**THE REQUEST**
Take each line that has the word "HTML" and return it.

**DATA TO PROCESS**
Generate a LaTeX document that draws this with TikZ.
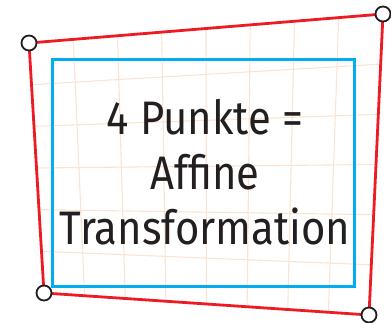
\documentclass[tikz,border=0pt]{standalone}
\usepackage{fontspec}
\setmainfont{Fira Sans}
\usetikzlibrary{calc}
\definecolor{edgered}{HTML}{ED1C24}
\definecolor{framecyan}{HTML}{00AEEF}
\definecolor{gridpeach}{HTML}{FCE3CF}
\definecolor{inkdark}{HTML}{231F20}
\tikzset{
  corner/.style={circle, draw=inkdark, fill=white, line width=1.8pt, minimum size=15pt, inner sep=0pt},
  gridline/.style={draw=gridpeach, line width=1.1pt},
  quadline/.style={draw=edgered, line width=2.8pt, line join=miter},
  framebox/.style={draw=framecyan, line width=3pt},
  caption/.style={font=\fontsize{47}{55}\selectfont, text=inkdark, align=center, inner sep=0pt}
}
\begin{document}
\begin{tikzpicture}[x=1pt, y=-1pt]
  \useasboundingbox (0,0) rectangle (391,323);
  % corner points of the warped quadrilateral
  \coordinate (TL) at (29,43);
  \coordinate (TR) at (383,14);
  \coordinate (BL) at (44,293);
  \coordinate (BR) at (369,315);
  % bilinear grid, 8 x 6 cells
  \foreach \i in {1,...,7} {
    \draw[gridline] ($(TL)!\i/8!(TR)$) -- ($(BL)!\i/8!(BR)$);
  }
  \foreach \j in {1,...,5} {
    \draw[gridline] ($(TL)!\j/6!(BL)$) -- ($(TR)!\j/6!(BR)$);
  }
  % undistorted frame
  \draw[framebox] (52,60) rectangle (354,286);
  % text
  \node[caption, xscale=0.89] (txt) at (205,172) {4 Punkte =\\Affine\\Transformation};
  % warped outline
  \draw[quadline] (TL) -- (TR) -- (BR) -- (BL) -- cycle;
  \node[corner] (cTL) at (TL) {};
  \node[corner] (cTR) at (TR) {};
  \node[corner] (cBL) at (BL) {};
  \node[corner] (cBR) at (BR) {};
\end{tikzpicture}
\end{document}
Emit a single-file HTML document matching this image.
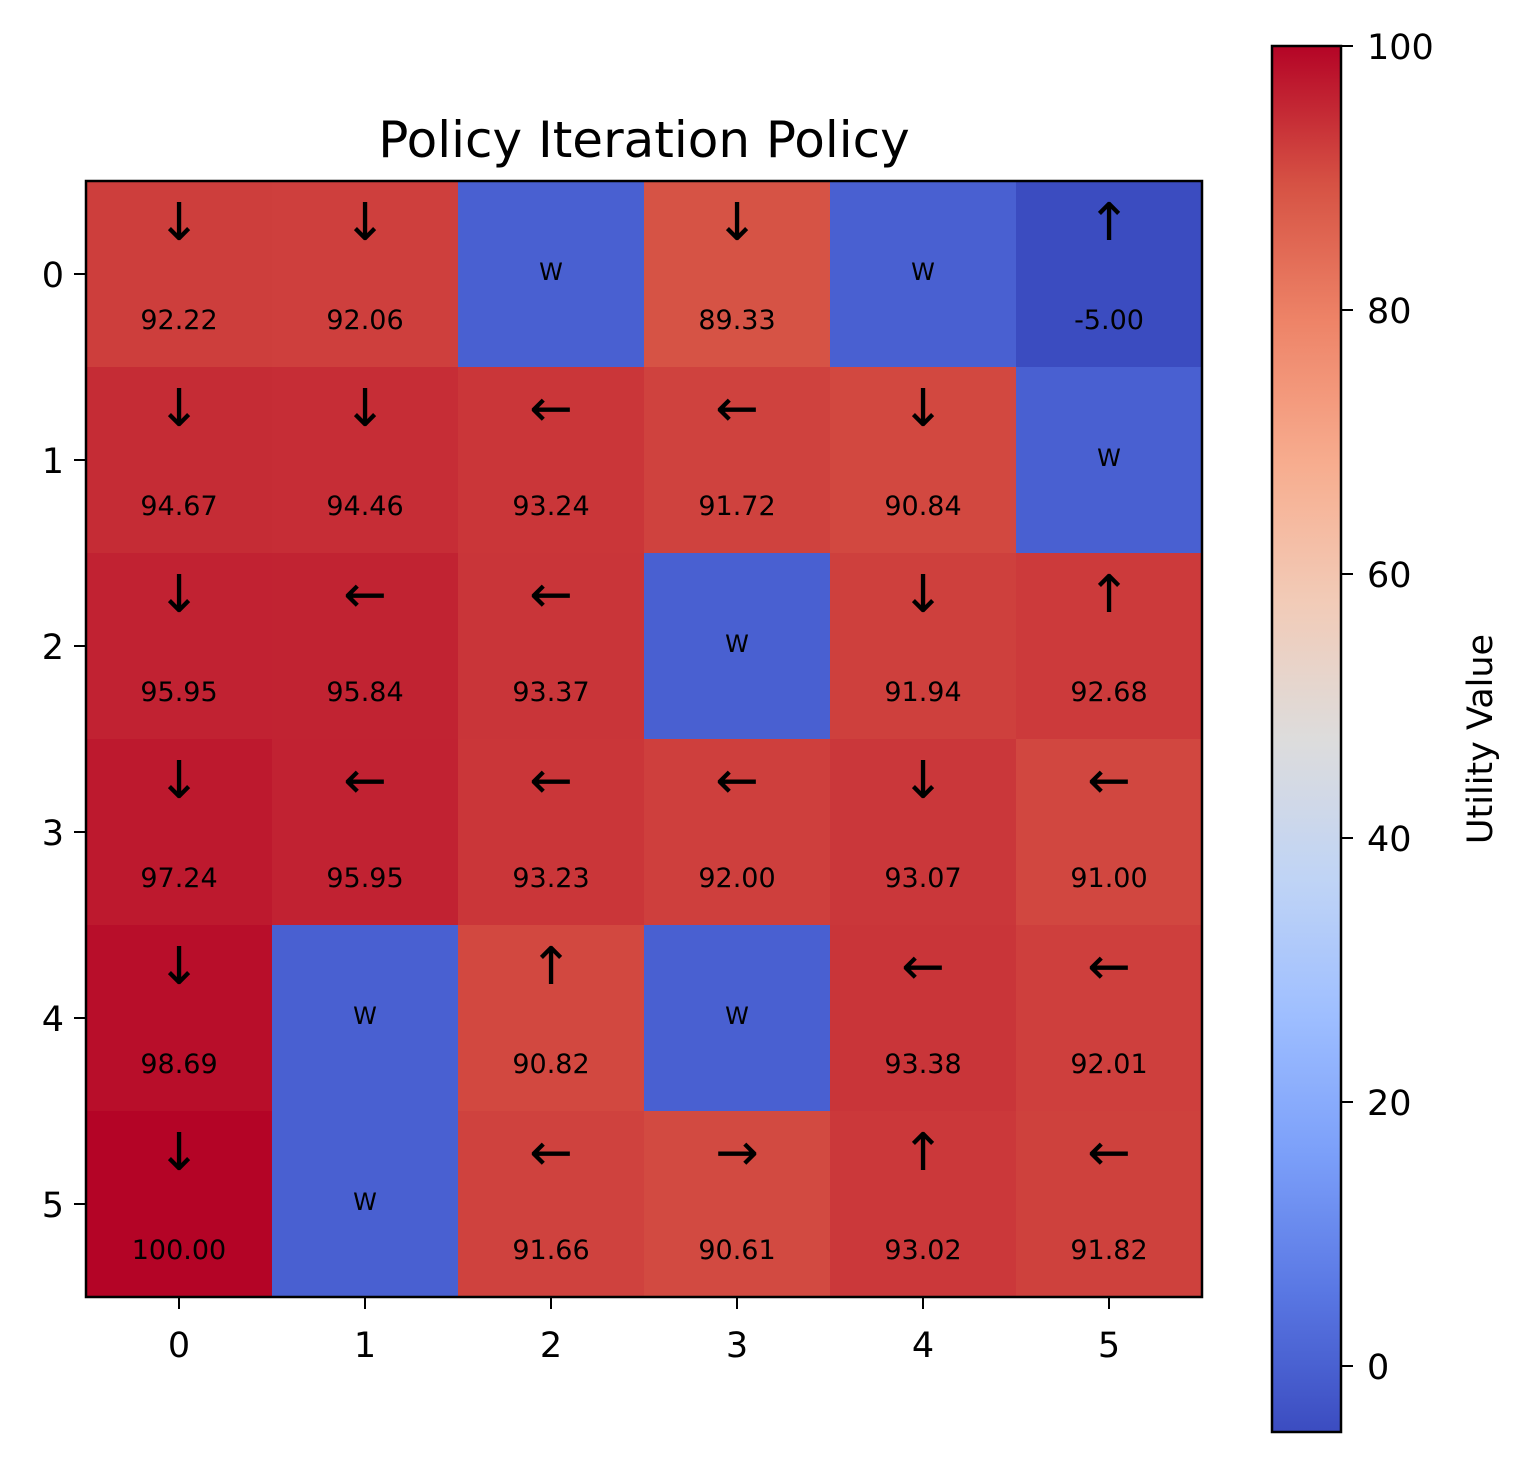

**RESULT FOR THIS EXERCISE**
\definecolor{edgered}{HTML}{ED1C24}
\definecolor{framecyan}{HTML}{00AEEF}
\definecolor{gridpeach}{HTML}{FCE3CF}
\definecolor{inkdark}{HTML}{231F20}
Emit a single-file HTML document matching this image.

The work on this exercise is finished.